## [Dataset content]

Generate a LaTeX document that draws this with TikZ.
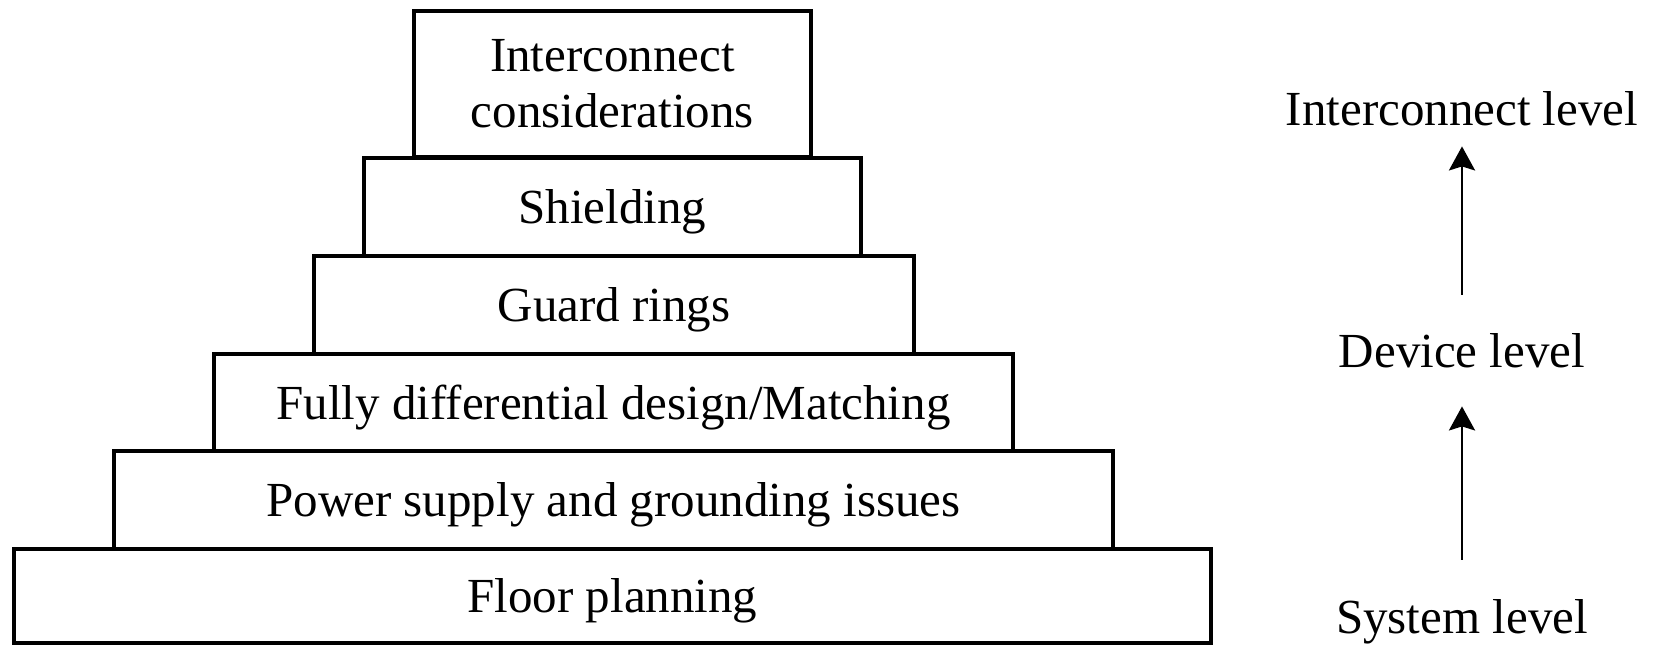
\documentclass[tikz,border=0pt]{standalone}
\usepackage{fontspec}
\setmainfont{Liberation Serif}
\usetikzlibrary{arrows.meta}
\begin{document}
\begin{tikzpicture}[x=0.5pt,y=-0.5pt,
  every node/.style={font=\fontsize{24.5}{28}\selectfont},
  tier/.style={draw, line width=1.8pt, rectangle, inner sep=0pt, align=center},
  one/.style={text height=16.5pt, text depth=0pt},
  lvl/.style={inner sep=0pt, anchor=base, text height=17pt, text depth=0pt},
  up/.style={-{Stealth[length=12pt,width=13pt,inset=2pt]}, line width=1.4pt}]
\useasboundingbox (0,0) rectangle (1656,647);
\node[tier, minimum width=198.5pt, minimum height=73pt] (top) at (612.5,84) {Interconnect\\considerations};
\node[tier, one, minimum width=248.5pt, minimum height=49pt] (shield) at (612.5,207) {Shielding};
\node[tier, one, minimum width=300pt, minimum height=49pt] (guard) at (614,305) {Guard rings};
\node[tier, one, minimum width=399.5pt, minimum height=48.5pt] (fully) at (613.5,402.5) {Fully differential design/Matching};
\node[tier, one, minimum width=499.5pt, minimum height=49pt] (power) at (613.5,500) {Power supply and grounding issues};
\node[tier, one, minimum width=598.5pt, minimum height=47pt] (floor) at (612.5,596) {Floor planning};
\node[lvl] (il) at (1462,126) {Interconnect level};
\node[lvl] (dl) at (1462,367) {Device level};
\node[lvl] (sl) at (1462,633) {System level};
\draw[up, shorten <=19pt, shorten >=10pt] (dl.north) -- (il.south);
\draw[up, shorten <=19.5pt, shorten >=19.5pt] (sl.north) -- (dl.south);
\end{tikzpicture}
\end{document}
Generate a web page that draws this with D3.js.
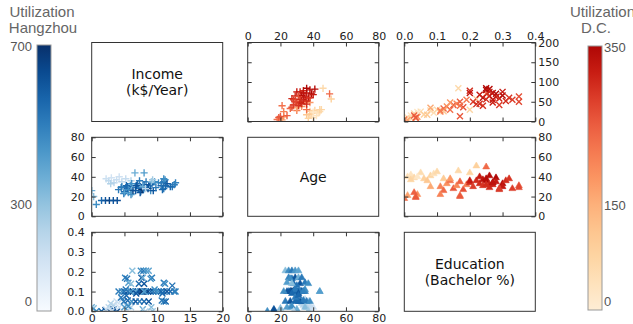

## [The request]
Take the entries shown above and quote them verbatim, passing over the pictures.

## [Exercise response]
Generate a LaTeX document that draws this with TikZ.
\documentclass[tikz,border=0pt]{standalone}
\usepackage{fontspec}
\setmainfont{Liberation Serif}
\usetikzlibrary{arrows.meta}
\begin{document}
\begin{tikzpicture}[x=0.5pt,y=-0.5pt,
  every node/.style={font=\fontsize{24.5}{28}\selectfont},
  tier/.style={draw, line width=1.8pt, rectangle, inner sep=0pt, align=center},
  one/.style={text height=16.5pt, text depth=0pt},
  lvl/.style={inner sep=0pt, anchor=base, text height=17pt, text depth=0pt},
  up/.style={-{Stealth[length=12pt,width=13pt,inset=2pt]}, line width=1.4pt}]
\useasboundingbox (0,0) rectangle (1656,647);
\node[tier, minimum width=198.5pt, minimum height=73pt] (top) at (612.5,84) {Interconnect\\considerations};
\node[tier, one, minimum width=248.5pt, minimum height=49pt] (shield) at (612.5,207) {Shielding};
\node[tier, one, minimum width=300pt, minimum height=49pt] (guard) at (614,305) {Guard rings};
\node[tier, one, minimum width=399.5pt, minimum height=48.5pt] (fully) at (613.5,402.5) {Fully differential design/Matching};
\node[tier, one, minimum width=499.5pt, minimum height=49pt] (power) at (613.5,500) {Power supply and grounding issues};
\node[tier, one, minimum width=598.5pt, minimum height=47pt] (floor) at (612.5,596) {Floor planning};
\node[lvl] (il) at (1462,126) {Interconnect level};
\node[lvl] (dl) at (1462,367) {Device level};
\node[lvl] (sl) at (1462,633) {System level};
\draw[up, shorten <=19pt, shorten >=10pt] (dl.north) -- (il.south);
\draw[up, shorten <=19.5pt, shorten >=19.5pt] (sl.north) -- (dl.south);
\end{tikzpicture}
\end{document}
Generate a web page that draws this with D3.js.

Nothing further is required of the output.